I've kept detailed records and histories which has made appointments and changes in my doctors over the years really easy to navigate. There aren't any real question marks, and I feel both empowered and totally aware of my health. 

The same is true for my children. For both self and dependents, I have found it essential to advocate. Doctors are rushed, many often want quick and easy answers, and some think they know me or my kids better than I do, even though that feeling is in many ways absurd. I'm the one who spends all my time with self and children, for pete's sakes. 

I am confident that my repeated insistence that Jack's regular fevers weren't the same virus on loop was what finally led to the discovery that he actually had PFAPA, a febrile disorder marked my regular bouts of high fever and swollen tonsils.
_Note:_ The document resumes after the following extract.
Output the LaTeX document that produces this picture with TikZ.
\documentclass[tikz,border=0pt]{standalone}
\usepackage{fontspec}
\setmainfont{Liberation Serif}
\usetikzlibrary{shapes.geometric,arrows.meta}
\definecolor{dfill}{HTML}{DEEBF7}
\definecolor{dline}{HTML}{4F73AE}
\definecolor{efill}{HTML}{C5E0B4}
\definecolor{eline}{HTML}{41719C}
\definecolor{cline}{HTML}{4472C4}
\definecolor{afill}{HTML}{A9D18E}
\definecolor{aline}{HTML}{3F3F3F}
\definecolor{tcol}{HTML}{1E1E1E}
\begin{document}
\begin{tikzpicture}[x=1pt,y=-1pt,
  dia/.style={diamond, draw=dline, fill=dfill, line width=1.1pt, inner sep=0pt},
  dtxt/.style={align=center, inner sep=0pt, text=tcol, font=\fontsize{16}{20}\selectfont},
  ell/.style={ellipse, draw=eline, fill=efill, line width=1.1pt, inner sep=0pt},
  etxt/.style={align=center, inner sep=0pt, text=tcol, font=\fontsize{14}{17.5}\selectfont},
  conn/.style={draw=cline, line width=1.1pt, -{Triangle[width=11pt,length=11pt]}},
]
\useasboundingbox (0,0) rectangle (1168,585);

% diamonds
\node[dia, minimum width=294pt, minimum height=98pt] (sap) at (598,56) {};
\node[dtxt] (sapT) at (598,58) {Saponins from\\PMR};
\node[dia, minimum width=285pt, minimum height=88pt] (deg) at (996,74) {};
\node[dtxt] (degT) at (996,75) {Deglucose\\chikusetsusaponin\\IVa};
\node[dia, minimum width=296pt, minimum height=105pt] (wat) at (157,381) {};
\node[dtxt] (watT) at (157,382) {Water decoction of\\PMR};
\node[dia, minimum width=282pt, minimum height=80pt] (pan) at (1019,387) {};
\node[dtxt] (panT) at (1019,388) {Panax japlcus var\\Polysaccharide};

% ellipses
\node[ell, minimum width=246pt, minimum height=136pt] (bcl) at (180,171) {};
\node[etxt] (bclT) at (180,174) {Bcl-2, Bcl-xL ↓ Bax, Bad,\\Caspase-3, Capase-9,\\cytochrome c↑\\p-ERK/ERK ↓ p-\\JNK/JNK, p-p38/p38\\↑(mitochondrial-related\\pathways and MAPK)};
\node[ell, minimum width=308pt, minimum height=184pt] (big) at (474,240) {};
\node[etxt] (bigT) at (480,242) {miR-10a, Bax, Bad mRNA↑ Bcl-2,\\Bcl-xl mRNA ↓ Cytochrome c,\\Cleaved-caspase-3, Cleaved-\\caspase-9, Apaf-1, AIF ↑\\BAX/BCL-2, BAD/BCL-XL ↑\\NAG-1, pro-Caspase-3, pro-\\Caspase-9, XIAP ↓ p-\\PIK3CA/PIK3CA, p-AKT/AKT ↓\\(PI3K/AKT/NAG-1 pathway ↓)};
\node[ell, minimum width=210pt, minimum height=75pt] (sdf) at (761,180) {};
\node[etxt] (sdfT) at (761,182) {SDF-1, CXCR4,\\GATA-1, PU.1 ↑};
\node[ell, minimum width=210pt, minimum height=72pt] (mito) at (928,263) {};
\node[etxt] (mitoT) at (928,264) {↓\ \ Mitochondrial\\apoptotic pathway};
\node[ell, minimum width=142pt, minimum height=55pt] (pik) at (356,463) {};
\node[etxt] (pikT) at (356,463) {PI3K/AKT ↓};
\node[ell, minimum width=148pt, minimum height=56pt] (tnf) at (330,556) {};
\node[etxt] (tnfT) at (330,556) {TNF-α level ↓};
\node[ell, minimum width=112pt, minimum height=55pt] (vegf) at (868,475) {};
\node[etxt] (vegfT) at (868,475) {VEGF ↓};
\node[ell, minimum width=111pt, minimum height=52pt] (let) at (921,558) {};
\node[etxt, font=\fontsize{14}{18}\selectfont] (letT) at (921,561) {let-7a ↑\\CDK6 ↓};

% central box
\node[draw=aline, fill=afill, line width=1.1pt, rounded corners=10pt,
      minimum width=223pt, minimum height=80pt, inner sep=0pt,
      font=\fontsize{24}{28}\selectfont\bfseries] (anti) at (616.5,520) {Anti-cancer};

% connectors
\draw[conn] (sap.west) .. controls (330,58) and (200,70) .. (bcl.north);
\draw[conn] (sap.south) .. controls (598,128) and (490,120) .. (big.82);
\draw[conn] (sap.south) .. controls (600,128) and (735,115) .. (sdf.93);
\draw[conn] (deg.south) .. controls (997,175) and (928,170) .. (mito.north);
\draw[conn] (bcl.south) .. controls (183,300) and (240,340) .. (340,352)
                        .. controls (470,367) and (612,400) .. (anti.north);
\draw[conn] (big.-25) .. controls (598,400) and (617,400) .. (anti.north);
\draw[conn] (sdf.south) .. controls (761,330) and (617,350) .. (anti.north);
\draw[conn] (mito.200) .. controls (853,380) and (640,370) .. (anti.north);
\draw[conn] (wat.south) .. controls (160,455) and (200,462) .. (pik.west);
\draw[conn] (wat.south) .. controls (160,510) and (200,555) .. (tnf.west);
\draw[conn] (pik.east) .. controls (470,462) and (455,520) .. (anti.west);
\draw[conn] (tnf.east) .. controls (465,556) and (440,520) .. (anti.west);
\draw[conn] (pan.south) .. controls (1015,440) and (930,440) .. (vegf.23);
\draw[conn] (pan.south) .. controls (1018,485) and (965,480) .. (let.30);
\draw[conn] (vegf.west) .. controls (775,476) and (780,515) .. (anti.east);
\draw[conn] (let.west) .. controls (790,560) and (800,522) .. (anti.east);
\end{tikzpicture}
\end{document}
It was a breeze to treat WHEN we knew what it was. Before that, he was missing a week of school every five weeks and sick as a dog during those absences; often he had fever-induced night terrors. Once we started him on the medicine, old-school cimetidine by the way (a basic stomach acid reducer that is super-safe for pretty much anyone to take), Jack was never sick again and finally outgrew the syndrome.

My plea to you is to get your annual exams, know your body and your history, write it all down, and advocate for yourself and your health.
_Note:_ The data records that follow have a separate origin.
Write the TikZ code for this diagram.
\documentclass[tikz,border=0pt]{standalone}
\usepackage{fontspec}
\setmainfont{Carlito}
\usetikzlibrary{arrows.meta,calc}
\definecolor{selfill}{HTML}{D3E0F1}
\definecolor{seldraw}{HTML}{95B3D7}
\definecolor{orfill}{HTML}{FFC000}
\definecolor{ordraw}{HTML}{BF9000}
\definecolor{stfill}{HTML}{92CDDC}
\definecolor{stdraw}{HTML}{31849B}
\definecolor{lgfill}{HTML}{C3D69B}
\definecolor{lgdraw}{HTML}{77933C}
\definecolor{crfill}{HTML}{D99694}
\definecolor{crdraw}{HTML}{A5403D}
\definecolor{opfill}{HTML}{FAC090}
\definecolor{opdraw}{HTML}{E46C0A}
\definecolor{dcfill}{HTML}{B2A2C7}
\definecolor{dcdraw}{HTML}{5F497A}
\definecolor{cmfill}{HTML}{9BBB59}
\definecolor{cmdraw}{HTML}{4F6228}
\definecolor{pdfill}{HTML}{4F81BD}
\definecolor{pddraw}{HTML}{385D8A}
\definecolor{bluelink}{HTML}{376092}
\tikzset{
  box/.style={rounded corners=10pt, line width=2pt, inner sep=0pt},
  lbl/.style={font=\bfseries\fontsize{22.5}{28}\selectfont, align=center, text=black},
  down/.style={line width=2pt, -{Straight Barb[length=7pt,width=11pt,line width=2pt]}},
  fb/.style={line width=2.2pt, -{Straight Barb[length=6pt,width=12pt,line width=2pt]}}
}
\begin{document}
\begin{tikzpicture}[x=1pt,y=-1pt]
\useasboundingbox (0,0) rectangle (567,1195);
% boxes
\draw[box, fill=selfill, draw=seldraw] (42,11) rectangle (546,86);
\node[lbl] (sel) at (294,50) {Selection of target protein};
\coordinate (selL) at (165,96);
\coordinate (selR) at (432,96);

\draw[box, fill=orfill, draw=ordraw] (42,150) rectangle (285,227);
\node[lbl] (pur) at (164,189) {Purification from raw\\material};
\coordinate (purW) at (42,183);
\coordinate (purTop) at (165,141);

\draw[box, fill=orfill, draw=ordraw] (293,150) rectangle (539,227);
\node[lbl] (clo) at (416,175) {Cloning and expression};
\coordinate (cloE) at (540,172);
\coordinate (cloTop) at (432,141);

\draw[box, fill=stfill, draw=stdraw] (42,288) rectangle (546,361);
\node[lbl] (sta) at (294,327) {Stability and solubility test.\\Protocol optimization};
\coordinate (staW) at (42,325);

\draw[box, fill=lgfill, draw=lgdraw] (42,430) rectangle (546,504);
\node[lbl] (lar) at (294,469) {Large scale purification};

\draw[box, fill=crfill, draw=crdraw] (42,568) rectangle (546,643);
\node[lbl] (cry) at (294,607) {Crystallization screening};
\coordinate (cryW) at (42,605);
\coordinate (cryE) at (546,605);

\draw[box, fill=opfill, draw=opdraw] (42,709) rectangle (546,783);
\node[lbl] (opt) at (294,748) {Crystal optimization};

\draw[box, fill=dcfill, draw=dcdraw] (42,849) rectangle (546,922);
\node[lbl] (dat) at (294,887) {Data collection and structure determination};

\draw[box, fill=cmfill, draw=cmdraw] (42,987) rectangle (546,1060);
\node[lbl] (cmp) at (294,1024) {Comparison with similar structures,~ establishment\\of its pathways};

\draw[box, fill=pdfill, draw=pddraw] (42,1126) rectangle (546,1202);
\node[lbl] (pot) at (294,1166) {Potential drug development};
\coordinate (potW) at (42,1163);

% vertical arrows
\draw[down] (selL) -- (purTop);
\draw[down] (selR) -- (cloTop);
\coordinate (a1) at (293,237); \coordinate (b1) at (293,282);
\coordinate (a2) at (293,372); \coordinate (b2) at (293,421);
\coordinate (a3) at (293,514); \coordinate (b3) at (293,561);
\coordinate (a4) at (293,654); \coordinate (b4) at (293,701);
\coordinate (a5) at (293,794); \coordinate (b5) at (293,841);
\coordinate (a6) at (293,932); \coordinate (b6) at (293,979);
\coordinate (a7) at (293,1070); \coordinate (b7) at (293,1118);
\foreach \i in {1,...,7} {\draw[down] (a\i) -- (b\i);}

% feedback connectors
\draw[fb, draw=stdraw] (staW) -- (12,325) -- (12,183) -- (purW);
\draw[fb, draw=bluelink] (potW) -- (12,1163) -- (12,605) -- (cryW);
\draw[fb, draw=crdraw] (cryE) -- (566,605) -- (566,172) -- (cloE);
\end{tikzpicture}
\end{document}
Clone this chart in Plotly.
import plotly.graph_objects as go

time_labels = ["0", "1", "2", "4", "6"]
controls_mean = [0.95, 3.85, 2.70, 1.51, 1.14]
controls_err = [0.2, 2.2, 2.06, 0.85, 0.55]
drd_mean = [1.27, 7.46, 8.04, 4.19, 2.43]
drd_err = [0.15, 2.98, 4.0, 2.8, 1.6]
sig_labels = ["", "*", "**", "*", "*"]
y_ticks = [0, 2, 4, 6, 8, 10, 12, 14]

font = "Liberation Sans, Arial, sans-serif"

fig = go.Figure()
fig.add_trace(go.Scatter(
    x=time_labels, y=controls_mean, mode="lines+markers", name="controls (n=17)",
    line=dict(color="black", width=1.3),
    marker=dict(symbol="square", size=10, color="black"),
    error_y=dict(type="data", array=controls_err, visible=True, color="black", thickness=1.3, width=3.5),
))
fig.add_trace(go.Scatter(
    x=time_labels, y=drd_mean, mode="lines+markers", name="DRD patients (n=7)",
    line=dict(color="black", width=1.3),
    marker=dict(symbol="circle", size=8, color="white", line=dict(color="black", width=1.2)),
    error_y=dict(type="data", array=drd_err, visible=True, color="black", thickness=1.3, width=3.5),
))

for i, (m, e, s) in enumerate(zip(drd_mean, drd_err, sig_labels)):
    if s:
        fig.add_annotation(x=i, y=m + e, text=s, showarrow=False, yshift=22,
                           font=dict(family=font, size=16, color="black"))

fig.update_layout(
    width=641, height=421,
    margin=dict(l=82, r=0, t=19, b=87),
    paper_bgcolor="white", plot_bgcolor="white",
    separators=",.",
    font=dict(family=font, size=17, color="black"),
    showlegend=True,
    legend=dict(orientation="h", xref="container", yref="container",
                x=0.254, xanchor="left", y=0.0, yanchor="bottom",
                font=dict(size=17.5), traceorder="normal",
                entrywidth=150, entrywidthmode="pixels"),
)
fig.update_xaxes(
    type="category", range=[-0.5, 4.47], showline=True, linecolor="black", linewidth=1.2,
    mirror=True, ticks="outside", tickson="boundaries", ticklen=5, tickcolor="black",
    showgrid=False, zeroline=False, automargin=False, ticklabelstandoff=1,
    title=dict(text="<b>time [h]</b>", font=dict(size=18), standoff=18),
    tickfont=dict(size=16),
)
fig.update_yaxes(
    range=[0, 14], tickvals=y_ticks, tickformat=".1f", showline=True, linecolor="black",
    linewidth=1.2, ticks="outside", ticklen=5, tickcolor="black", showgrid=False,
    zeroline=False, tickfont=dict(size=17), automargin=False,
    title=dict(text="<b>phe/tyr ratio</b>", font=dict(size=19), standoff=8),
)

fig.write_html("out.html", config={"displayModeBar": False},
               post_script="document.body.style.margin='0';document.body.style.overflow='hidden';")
  • See the dentist at least once a year. In the meantime, floss every day. Every day!
  • Get your annual physical without fail.
  • Ladies, get your annual or biannual gynecological exams. Ovarian cancer is a mean, stealthy beast that often slinks in without symptomology. HPV is about as common as the common cold and is linked to cervical cancer. Find out what you have, if you have something, and treat it!
  • Ladies, I also want you to take care of your breasts. Do self exams, get mammograms when you come of age.
  • Men, if you have a family history of prostate cancer or any symptoms suggested prostate trouble, get your prostate checked. Come on, guys! You also need annual physicals, and watch your blood pressure and cholesterol which are, according to a doctor friend of mine, the big issues for men in their 40s and 50s. Please see the comment from DrBabs below for helpful links!
  • You should also get an annual skin check and in the interim periods check your own skin and wear sunscreen daily. I am an insanely freckly person so it's especially important to be vigilant. I've had moles removed from my back and foot and have a great relationship with the irregularly-shaped and colored moles on my shoulders and chest. Skin cancer is not to be trifled with.
  • Do NOT ignore your mental health. Anxiety and depression are real and do not in any way mean you are weak. They can be treated and should be. Therapy is a gift and in my opinion should be something everyone does. We're all human, people, and even those who lucked out in the family department have shit to deal with.
  • Eat cleanly and exercise. I eat butter and olive oil and full fat cheese and a bit of dessert every single day. By eating cleanly, I mean Eat Real. Avoid processed shit, diet stuff, things with infinite shelf-lives, and too much sugar. 
    We all need regular exercise, but ladies, as we age, it is especially important that we do weight-bearing and balance exercises. We lose bone mass as we grow older, and weight-training and core strength will help us keep our bones strong AND avoid dangerous falls.

Most insurance covers all above-mentioned tests because they count as preventive care. 

It might seem scary to venture into unknown lands where you could discover something ugly. But I believe that it's better to know as early as possible so that any needed treatment can start pronto. 

Go forth, know yourself, love yourself, care for yourself. Encourage others to do the same!